Human full‐length Arf6 was expressed in Escherichia coli and purified to homogeneity as described (Menetrey et al., 2000). Bound nucleotides, present as a mixture of GDP and GTP, were dissociated in the presence of 2.5 mM EDTA and 5 mM GTPγS, and hydrolysed by alkaline phosphatase, followed by addition of 3 mM MgCl2 to stop the exchange reaction. Crystals were grown by the vapour diffusion hanging drop method by mixing 2:1 vols of Arf6–GTPγS (8.6 mg/ml) and of the reservoir (17% PEG4000, 200 mM ammonium sulfate, 100 mM sodium acetate pH 4.6, 5 mM MgCl2, 1 mM dithiothreitol). Rod‐shaped crystals (50 × 50 × 200 μm3) appeared within a few days, and were stabilized in the crystallization buffer complemented to 20% PEG4000 and 25% PEG400 before cryo‐freezing in liquid ethane. Data were collected at the ESRF synchrotron facility (Grenoble, France) on beamline ID14‐1 at wavelength 0.934 Å. Reflections were reduced and scaled with Denzo and Scalepack (Otwinowski, 1993). Crystals belong to space group P41212 with a = b = 72.9 Å, c = 131.5 Å, α = β = γ = 90°, and contain two molecules per asymmetric unit.

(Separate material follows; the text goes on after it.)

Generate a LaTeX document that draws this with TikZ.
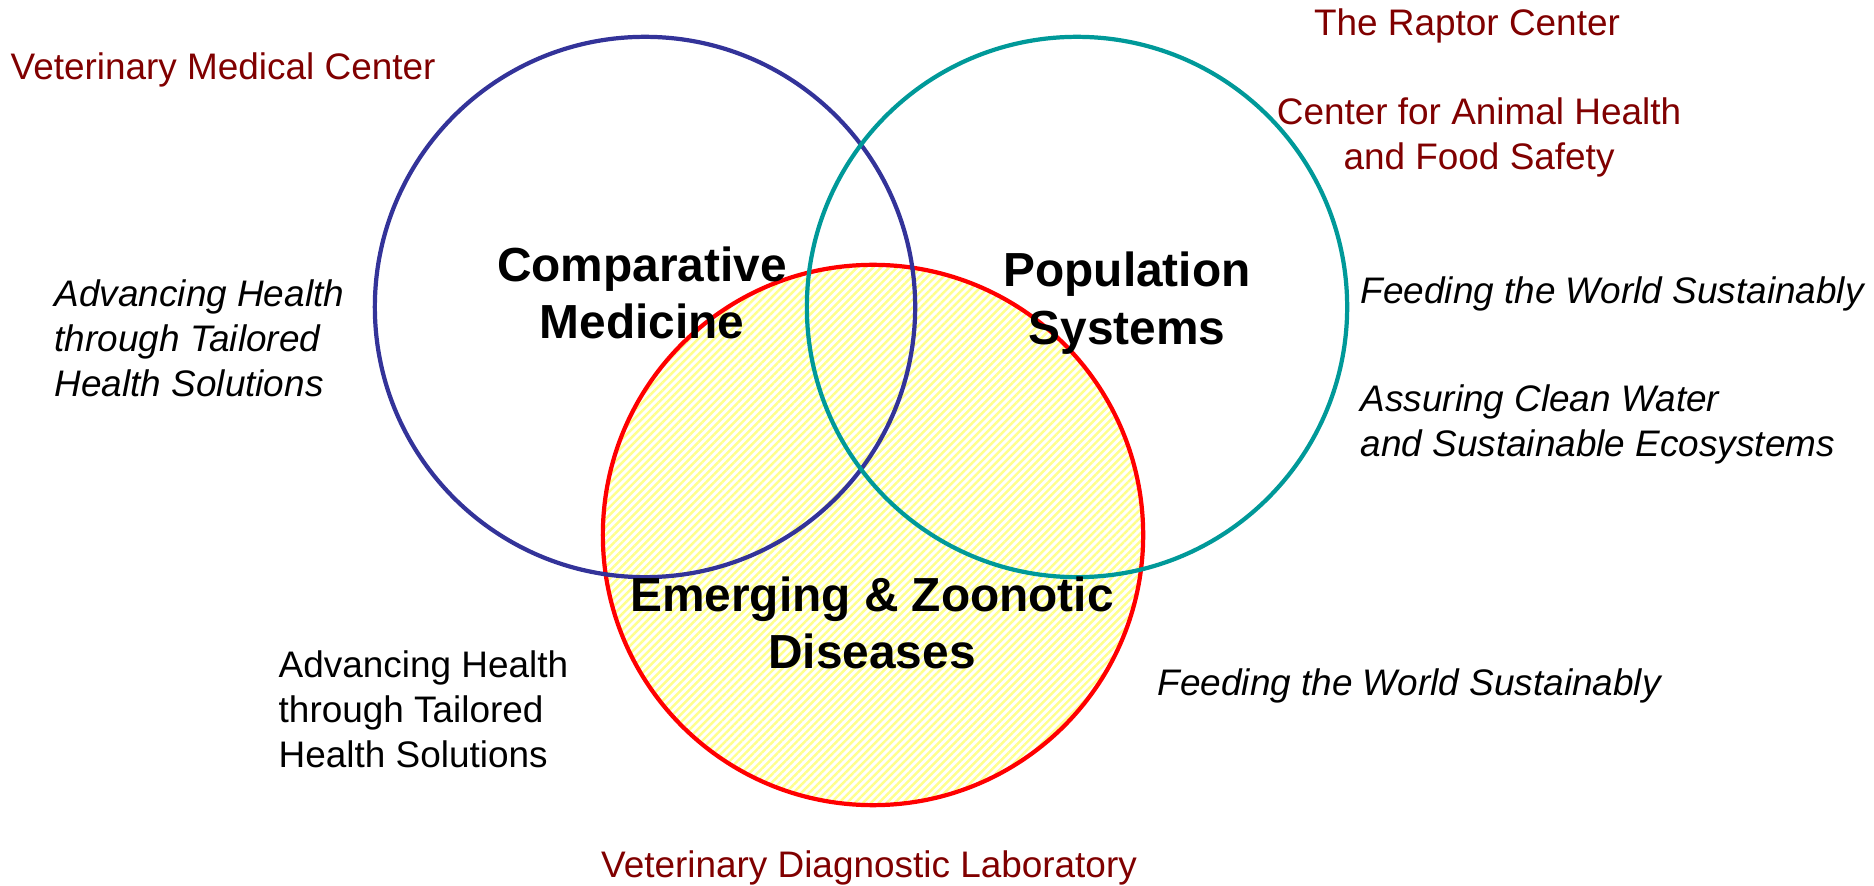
\documentclass[tikz,border=0pt]{standalone}
\usepackage{fontspec}
\setmainfont{Liberation Sans}
\usepackage{xcolor}
\usetikzlibrary{patterns.meta}

\definecolor{cmblue}{HTML}{333399}
\definecolor{psteal}{HTML}{009999}
\definecolor{ezred}{HTML}{FF0000}
\definecolor{unitred}{HTML}{800000}
\definecolor{hatchyellow}{HTML}{FFFF8C}

\tikzset{
  unit/.style={text=unitred, font=\fontsize{10.5}{12.8}\selectfont, inner sep=0pt, align=center},
  theme/.style={font=\fontsize{10.5}{12.8}\selectfont\itshape, inner sep=0pt, align=left, anchor=west},
  area/.style={font=\fontsize{13.6}{16.3}\selectfont\bfseries, inner sep=0pt, align=center},
  ring/.style={line width=1.2pt},
}

\begin{document}
\begin{tikzpicture}[x=0.01cm,y=-0.01cm]
\useasboundingbox (0,0) rectangle (1874,886);

% Centres
\coordinate (C) at (645,307);    % Comparative Medicine
\coordinate (P) at (1077,307);   % Population Systems
\coordinate (E) at (873,535);    % Emerging & Zoonotic Diseases

% Hatched circle
\fill[white] (E) circle[radius=2.7cm];
\fill[pattern={Lines[angle=45,distance=1.6pt,line width=0.7pt]}, pattern color=hatchyellow] (E) circle[radius=2.7cm];

% Circles
\draw[ring, ezred] (E) circle[radius=2.7cm];
\draw[ring, cmblue] (C) circle[radius=2.7cm];
\draw[ring, psteal] (P) circle[radius=2.7cm];

% Areas
\node[area] (cm) at (642,293) {Comparative\\Medicine};
\node[area] (ps) at (1127,303) {Population\\Systems};
\node[area] (ez) at (872,623) {Emerging \& Zoonotic\\Diseases};

% Units
\node[unit, anchor=west] (vmc) at (10,70) {Veterinary Medical Center};
\node[unit] (trc) at (1467,26) {The Raptor Center};
\node[unit] (cahfs) at (1479,137) {Center for Animal Health\\and Food Safety};
\node[unit] (vdl) at (869,868) {Veterinary Diagnostic Laboratory};

% Themes
\node[theme] (cmhealth) at (54,338) {Advancing Health\\through Tailored\\Health Solutions};
\node[theme] (psfeed) at (1360,294) {Feeding the World Sustainably};
\node[theme] (pswater) at (1360,424) {Assuring Clean Water\\and Sustainable Ecosystems};
\node[theme, font=\fontsize{10.5}{12.8}\selectfont] (ezhealth) at (278,709) {Advancing Health\\through Tailored\\Health Solutions};
\node[theme] (ezfeed) at (1157,686) {Feeding the World Sustainably};

\end{tikzpicture}
\end{document}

The structure was solved by molecular replacement with AMoRe (Navaza, 1994) using Arf1Δ17–GDPNP (Goldberg, 1998) as a search model. The structure was refined using CNS (Brunger et al., 1998) and graphical building was carried out with TURBO (http://afmb.cnrs‐mrs.fr/subjects/turbo) using σ–weighted 2Fo − Fc and Fo − Fc maps (CCP4, 1994) and CNS composite omit maps. Refinement was carried out with non‐crystallographic symmetry restraints applied to most of the structure except flexible loops. There is no density for residues 1–10, which were not modelled. The presence of the N‐terminal helix was assessed by N‐terminal Edman sequencing of the protein sample, showing a 10% contamination from Arf6 proteolysed of its five N‐terminal residues. MALDI‐TOF mass spectroscopy on dissolved crystals confirms the presence of a fraction of proteolysed Arf6, which may preclude observation of the N‐terminal helix at the medium resolution of 2.8 Å. Statistics for structure determination are given in Table 1. Coordinates have been deposited with the Protein Data Bank (PDB) with entry code 1HFV.
We thank the staff at the LURE and ESRF synchrotron facilities for making beamlines available to us. We are grateful to D. Lê (CNRS, Gif sur Yvette) for N‐terminal sequences, and P. Decottignies and P. Le Maréchal (Université Paris‐Sud, Orsay) for mass spectroscopy. This work was supported by grants from the Association pour la Recherche contre le Cancer and AstraZeneca. S.P. is supported by a grant from Institut Curie.